Volgens de raad worden de kinderen door de moeder in de gezinsproblematiek meegezogen, hetgeen tevens een ernstige bedreiging voor hun ontwikkeling vormt. De kinderen hebben voorafgaand aan de zitting van het hof kennelijk verklaard dat thuis ‘alles goed gaat’. Hieruit blijkt volgens de raad de vereenzelviging van de kinderen met de moeder.
De kinderen komen volgens de raad onder de huidige omstandigheden niet toe aan hun ontwikkelingstaken waardoor hun gezonde ontwikkeling ernstig bedreigd wordt.
Voorts acht de raad zorgelijk dat de vader een passieve houding aanneemt, dat hij niet op de hoogte is van het reilen en zeilen wat betreft het schoolverzuim en de ziekenhuisopnames van de kinderen en dat hij zich laat ondersneeuwen door de moeder.

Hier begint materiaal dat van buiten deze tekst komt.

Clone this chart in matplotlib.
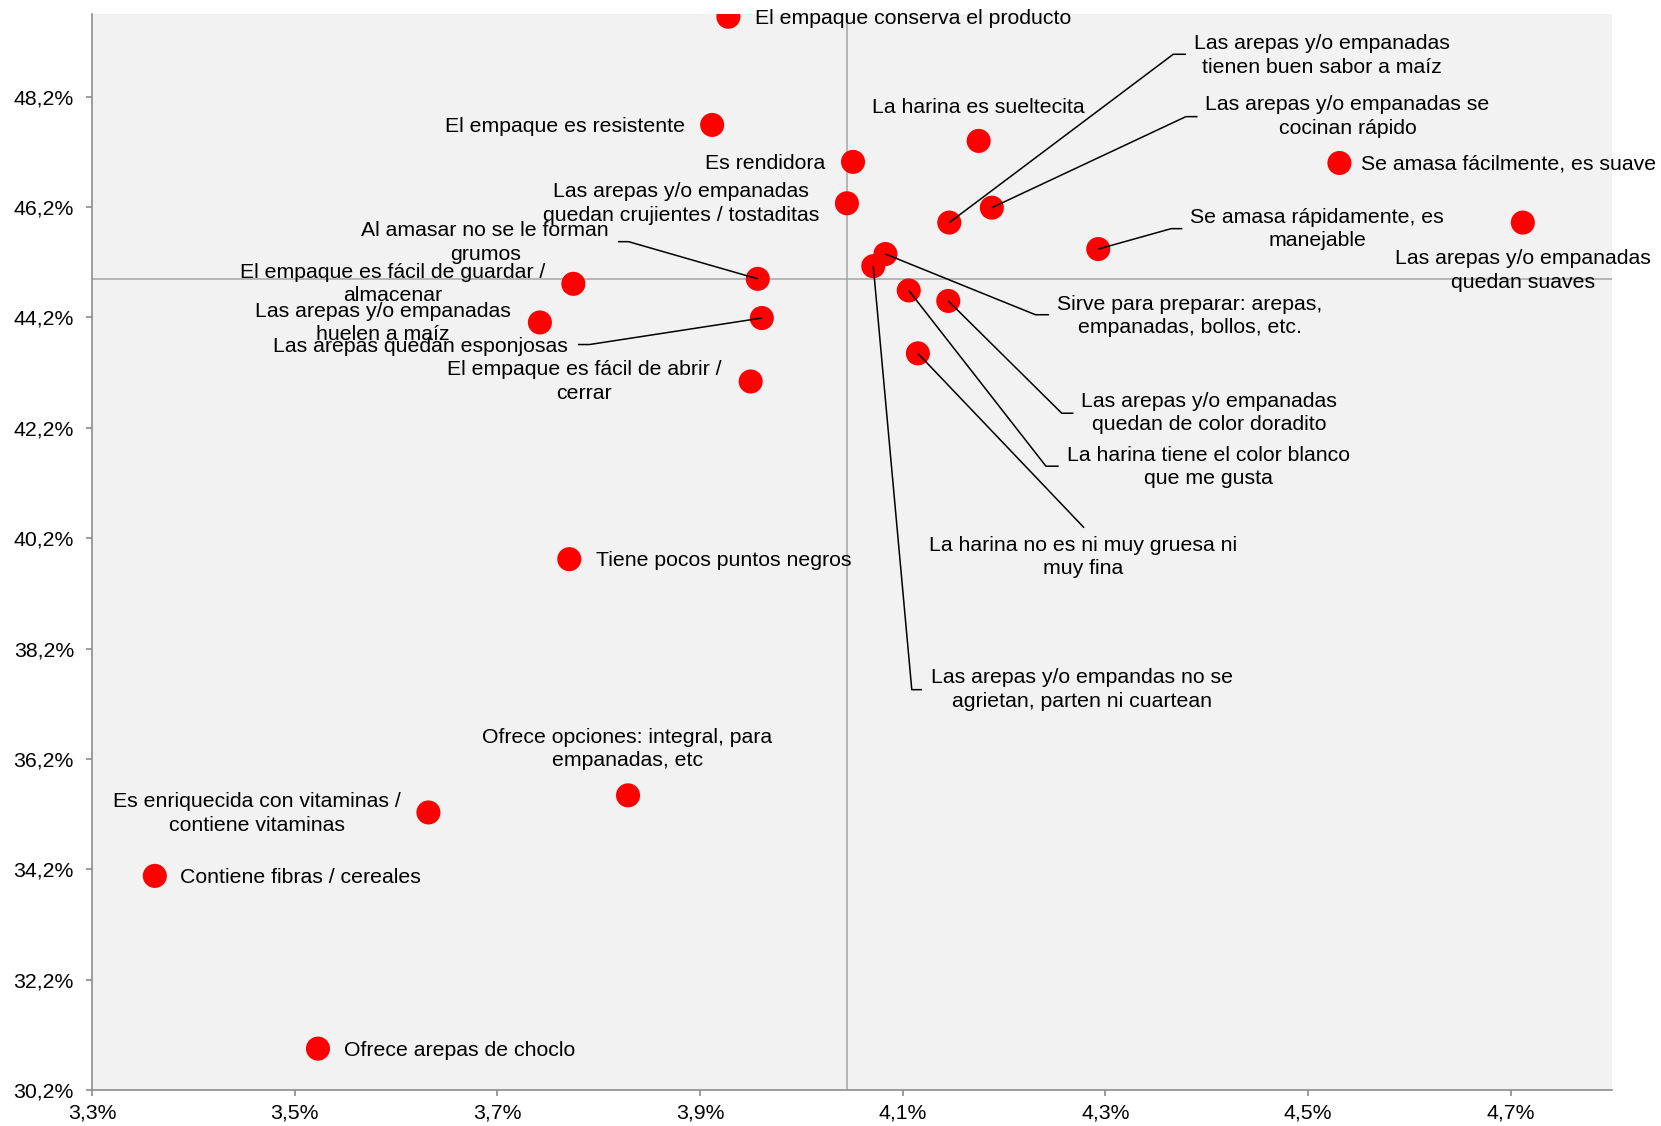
import matplotlib
matplotlib.use("Agg")
import matplotlib.pyplot as plt
from matplotlib.ticker import FixedLocator, FuncFormatter

# Attribute map: share of mentions (x, %) vs. association (y, %)
attributes = [
    "El empaque conserva el producto",
    "El empaque es resistente",
    "Es rendidora",
    "Las arepas y/o empanadas\nquedan crujientes / tostaditas",
    "La harina es sueltecita",
    "Se amasa fácilmente, es suave",
    "Las arepas y/o empanadas\ntienen buen sabor a maíz",
    "Las arepas y/o empanadas se\ncocinan rápido",
    "Se amasa rápidamente, es\nmanejable",
    "Las arepas y/o empanadas\nquedan suaves",
    "Sirve para preparar: arepas,\nempanadas, bollos, etc.",
    "Las arepas y/o empandas no se\nagrietan, parten ni cuartean",
    "La harina tiene el color blanco\nque me gusta",
    "Las arepas y/o empanadas\nquedan de color doradito",
    "La harina no es ni muy gruesa ni\nmuy fina",
    "Al amasar no se le forman\ngrumos",
    "Las arepas quedan esponjosas",
    "El empaque es fácil de guardar /\nalmacenar",
    "Las arepas y/o empanadas\nhuelen a maíz",
    "El empaque es fácil de abrir /\ncerrar",
    "Tiene pocos puntos negros",
    "Ofrece opciones: integral, para\nempanadas, etc",
    "Es enriquecida con vitaminas /\ncontiene vitaminas",
    "Contiene fibras / cereales",
    "Ofrece arepas de choclo",
]

share_x = [3.928, 3.912, 4.051, 4.045, 4.175, 4.531, 4.146, 4.188, 4.293,
           4.712, 4.083, 4.071, 4.106, 4.145, 4.115, 3.957, 3.961, 3.775,
           3.742, 3.950, 3.771, 3.829, 3.632, 3.362, 3.523]

assoc_y = [49.65, 47.69, 47.02, 46.27, 47.40, 47.00, 45.92, 46.19, 45.44,
           45.92, 45.35, 45.13, 44.69, 44.50, 43.55, 44.90, 44.19, 44.81,
           44.11, 43.04, 39.82, 35.54, 35.23, 34.08, 30.95]

# Quadrant reference lines
x_ref = 4.0447
y_ref = 44.897

x_ticks = [3.3, 3.5, 3.7, 3.9, 4.1, 4.3, 4.5, 4.7]
y_ticks = [30.2, 32.2, 34.2, 36.2, 38.2, 40.2, 42.2, 44.2, 46.2, 48.2]

# Label placement: (x, y, horizontal alignment)
label_pos = [
    (3.954, 49.62, "left"),
    (3.885, 47.67, "right"),
    (4.024, 46.99, "right"),
    (3.881, 46.265, "center"),
    (4.1746, 48.01, "center"),
    (4.552, 46.99, "left"),
    (4.514, 48.95, "center"),
    (4.539, 47.84, "center"),
    (4.509, 45.80, "center"),
    (4.712, 45.056, "center"),
    (4.3836, 44.23, "center"),
    (4.277, 37.455, "center"),
    (4.4014, 41.486, "center"),
    (4.4025, 42.465, "center"),
    (4.278, 39.855, "center"),
    (3.688, 45.555, "center"),
    (3.770, 43.674, "right"),
    (3.5964, 44.806, "center"),
    (3.587, 44.096, "center"),
    (3.7856, 43.04, "center"),
    (3.797, 39.797, "left"),
    (3.8285, 36.38, "center"),
    (3.4626, 35.21, "center"),
    (3.387, 34.058, "left"),
    (3.549, 30.91, "left"),
]

# Leader lines: index -> list of vertices after the marker
leaders = {
    6: [(4.367, 48.97), (4.3795, 48.97)],
    7: [(4.3795, 47.84), (4.391, 47.84)],
    8: [(4.365, 45.81), (4.376, 45.81)],
    10: [(4.231, 44.25), (4.2445, 44.25)],
    11: [(4.109, 37.455), (4.119, 37.455)],
    12: [(4.2414, 41.505), (4.254, 41.505)],
    13: [(4.257, 42.465), (4.2686, 42.465)],
    14: [(4.279, 40.39)],
    15: [(3.8295, 45.574), (3.819, 45.574)],
    16: [(3.791, 43.71), (3.7795, 43.71)],
}

plt.rcParams["font.family"] = ["Liberation Sans", "DejaVu Sans"]
FS = 15.3

W, H = 1661, 1126
fig = plt.figure(figsize=(W / 100, H / 100), dpi=100)
fig.patch.set_facecolor("white")
ax = fig.add_axes([92 / W, 36 / H, (1612 - 92) / W, (1090 - 14) / H])
ax.set_facecolor("#F2F2F2")
ax.set_xlim(3.3, 4.8)
ax.set_ylim(30.2, 49.7)

axis_gray = "#8C8C8C"
for side in ("top", "right"):
    ax.spines[side].set_visible(False)
for side in ("left", "bottom"):
    ax.spines[side].set_color(axis_gray)
    ax.spines[side].set_linewidth(1.2)

ax.xaxis.set_major_locator(FixedLocator(x_ticks))
ax.yaxis.set_major_locator(FixedLocator(y_ticks))
fmt = FuncFormatter(lambda v, p: f"{v:.1f}".replace(".", ",") + "%")
ax.xaxis.set_major_formatter(fmt)
ax.yaxis.set_major_formatter(fmt)
ax.tick_params(axis="both", direction="out", length=4, width=1.2,
               color=axis_gray, labelsize=FS, labelcolor="black")
ax.tick_params(axis="y", pad=9)
ax.tick_params(axis="x", pad=6)

ax.axvline(x_ref, color="#A6A6A6", lw=1.1, zorder=1)
ax.axhline(y_ref, color="#A6A6A6", lw=1.1, zorder=1)

# Leader lines under the markers
for i, pts in leaders.items():
    xs = [share_x[i]] + [p[0] for p in pts]
    ys = [assoc_y[i]] + [p[1] for p in pts]
    ax.plot(xs, ys, color="black", lw=1.1, zorder=4, solid_capstyle="butt")

ax.scatter(share_x, assoc_y, s=300, color="#FF0000", edgecolors="none", zorder=3)

for name, (lx, ly, ha) in zip(attributes, label_pos):
    ax.text(lx, ly, name, ha=ha, va="center", multialignment="center",
            fontsize=FS, color="black", linespacing=1.3, zorder=5)

fig.savefig("out.png", dpi=100)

De vader kiest voor een passieve rol om bovenal het contact met de kinderen te behouden. De vader stelt nu geen noodzaak te zien voor een ondertoezichtstelling, maar dit staat haaks op hetgeen de vader tijdens het onderzoek door de raad heeft verklaard.
Volgens de raad dient de vaagheid over de fysieke klachten van de moeder en de kinderen doorbroken te worden, door aansturing van een neutrale en onafhankelijke persoon op zowel fysiek als geestelijk vlak. Dit kan niet in een vrijwillig kader georganiseerd worden, omdat de moeder en de kinderen de problemen ontkennen, zij geen hulpvraag of probleembesef hebben, dan wel de problemen externaliseren en zij zeer wantrouwend staan ten opzichte van elke hulpverlener. Voorts dient het contact met de vader te worden bewaakt. Het is de raad bovendien gebleken dat zolang hulpverlening in beeld is, de gezinssituatie enigszins normaliseert. Het enkel meekijken van een gezinsvoogd in het gezin kan derhalve voor de kinderen al meerwaarde hebben.
De raad heeft tot slot opgemerkt dat tijdens het onderzoek tweemaal is overwogen ook om uithuisplaatsing van de kinderen te verzoeken, hetgeen de ernst van de situatie illustreert.